[Figure scripts]
— START —
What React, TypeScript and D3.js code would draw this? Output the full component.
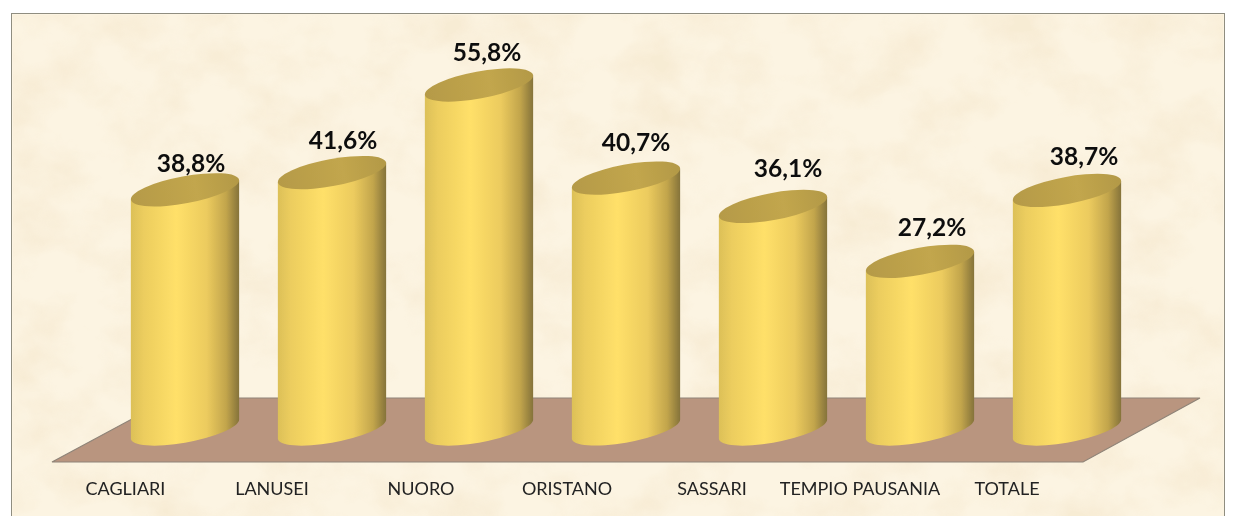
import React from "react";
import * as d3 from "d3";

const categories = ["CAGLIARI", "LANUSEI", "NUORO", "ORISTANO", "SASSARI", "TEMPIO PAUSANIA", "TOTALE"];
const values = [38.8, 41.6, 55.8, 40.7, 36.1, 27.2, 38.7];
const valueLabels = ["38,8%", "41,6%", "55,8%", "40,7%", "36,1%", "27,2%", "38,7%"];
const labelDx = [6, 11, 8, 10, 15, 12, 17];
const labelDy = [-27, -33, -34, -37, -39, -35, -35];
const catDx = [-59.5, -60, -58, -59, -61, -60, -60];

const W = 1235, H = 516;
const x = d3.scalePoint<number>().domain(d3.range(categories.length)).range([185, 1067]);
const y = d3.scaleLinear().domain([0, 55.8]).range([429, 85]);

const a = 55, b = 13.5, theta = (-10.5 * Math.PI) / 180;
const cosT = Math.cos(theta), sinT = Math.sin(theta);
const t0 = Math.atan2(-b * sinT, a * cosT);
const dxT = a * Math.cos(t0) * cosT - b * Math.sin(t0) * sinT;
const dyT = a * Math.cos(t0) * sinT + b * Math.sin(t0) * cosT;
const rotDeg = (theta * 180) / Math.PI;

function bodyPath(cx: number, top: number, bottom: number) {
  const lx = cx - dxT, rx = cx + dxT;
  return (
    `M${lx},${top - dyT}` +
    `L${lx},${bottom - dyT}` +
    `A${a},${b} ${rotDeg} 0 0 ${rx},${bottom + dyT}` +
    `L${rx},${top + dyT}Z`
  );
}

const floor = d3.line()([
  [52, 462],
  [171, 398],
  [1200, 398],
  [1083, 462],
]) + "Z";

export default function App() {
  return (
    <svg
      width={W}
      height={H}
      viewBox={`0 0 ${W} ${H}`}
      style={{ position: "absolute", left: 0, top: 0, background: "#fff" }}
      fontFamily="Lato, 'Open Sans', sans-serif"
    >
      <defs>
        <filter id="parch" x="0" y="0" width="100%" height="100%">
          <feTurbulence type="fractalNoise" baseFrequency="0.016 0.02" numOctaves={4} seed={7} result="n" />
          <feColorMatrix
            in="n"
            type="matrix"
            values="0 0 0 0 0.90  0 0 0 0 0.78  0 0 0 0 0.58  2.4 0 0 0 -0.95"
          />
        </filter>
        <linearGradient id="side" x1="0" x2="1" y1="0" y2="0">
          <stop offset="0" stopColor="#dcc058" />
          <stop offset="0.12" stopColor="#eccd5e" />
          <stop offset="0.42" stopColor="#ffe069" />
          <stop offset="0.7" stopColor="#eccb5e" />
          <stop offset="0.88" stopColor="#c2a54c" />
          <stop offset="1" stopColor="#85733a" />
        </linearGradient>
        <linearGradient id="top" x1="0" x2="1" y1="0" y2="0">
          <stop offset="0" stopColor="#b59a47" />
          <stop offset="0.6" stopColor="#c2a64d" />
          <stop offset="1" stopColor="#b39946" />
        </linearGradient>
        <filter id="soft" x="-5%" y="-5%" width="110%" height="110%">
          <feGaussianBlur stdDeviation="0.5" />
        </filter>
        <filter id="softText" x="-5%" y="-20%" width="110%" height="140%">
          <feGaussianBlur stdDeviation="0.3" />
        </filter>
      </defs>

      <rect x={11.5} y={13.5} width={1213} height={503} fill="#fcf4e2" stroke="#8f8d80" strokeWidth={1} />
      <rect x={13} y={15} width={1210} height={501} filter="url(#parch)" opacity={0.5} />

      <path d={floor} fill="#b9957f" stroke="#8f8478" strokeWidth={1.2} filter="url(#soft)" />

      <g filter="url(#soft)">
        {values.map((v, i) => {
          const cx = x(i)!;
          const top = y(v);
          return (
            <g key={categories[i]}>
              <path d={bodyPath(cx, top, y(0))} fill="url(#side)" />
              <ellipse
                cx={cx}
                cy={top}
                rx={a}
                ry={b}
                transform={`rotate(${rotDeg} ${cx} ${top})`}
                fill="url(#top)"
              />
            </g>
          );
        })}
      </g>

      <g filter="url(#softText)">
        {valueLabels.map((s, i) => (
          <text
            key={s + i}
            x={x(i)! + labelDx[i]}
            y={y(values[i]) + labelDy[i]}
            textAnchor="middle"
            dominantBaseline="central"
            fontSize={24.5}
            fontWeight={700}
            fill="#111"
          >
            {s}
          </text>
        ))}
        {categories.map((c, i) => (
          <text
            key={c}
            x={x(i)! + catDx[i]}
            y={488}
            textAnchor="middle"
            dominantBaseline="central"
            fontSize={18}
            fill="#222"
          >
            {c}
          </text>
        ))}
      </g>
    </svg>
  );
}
— END —
— START —
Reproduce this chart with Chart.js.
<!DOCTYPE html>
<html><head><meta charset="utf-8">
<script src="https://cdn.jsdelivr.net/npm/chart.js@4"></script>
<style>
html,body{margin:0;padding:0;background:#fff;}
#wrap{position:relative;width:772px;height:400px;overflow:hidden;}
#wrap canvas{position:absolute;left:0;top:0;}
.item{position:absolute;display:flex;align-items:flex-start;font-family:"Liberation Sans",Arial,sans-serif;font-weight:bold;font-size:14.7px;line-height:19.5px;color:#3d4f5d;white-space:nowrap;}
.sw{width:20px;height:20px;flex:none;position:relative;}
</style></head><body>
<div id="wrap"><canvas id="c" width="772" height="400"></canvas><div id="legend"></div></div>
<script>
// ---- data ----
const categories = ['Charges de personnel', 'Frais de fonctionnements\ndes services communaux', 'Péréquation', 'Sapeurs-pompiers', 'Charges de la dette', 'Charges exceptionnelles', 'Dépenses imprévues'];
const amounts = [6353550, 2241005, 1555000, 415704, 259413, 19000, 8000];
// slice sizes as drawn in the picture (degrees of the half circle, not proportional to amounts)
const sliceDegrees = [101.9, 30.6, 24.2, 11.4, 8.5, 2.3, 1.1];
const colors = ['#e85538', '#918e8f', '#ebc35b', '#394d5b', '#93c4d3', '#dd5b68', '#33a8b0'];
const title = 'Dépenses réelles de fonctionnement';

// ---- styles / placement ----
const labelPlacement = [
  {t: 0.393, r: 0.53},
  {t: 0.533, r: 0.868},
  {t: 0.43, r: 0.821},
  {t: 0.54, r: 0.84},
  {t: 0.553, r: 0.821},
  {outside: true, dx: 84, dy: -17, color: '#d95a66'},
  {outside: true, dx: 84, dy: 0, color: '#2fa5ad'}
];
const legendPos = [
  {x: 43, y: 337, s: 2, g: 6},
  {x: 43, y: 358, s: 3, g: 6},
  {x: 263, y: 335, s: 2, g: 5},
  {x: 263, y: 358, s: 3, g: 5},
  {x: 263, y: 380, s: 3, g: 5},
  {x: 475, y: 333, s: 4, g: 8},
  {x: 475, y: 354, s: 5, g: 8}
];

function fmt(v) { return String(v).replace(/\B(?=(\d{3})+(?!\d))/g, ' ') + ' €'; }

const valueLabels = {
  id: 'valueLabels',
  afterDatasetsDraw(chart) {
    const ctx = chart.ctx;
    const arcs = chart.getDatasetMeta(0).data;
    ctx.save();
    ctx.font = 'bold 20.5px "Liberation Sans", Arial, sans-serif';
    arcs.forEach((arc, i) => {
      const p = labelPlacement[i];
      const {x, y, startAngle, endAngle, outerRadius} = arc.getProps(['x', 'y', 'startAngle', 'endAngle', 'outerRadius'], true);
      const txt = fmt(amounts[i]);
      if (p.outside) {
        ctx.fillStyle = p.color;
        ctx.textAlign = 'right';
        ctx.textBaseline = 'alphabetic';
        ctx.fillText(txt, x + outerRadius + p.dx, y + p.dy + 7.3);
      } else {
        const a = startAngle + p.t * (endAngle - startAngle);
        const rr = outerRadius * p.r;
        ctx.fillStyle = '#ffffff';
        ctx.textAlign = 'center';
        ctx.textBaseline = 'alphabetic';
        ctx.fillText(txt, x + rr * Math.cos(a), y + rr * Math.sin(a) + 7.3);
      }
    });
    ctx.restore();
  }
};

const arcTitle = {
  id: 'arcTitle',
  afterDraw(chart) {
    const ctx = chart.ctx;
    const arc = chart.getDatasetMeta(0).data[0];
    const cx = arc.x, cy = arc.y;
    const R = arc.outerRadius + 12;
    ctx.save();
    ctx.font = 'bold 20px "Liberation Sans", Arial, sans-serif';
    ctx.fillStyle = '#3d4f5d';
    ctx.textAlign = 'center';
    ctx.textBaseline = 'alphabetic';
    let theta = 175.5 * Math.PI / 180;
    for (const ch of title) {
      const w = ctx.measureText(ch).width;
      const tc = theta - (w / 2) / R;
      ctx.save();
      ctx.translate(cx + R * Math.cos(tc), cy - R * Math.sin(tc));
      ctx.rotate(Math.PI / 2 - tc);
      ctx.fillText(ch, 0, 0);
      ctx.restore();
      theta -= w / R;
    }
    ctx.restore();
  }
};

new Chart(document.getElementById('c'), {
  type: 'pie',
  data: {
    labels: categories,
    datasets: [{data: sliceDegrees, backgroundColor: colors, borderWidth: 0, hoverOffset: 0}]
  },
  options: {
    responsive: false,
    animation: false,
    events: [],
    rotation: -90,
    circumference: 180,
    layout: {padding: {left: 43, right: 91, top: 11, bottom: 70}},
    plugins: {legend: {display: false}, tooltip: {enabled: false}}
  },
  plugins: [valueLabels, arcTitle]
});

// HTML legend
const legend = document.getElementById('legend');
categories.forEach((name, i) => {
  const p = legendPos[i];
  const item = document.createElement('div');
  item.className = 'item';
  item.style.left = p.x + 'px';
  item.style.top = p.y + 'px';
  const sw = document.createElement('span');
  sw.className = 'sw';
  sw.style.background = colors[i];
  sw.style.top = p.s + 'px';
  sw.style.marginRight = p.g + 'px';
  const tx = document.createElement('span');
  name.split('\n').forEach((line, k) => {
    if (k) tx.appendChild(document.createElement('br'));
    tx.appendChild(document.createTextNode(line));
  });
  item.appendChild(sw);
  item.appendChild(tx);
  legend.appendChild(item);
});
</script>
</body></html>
— END —
▶ _OBJECTIVE_
In the listing, how many lines hold "this"? Answer with a bare number.

▶ _FULL ANSWER_
2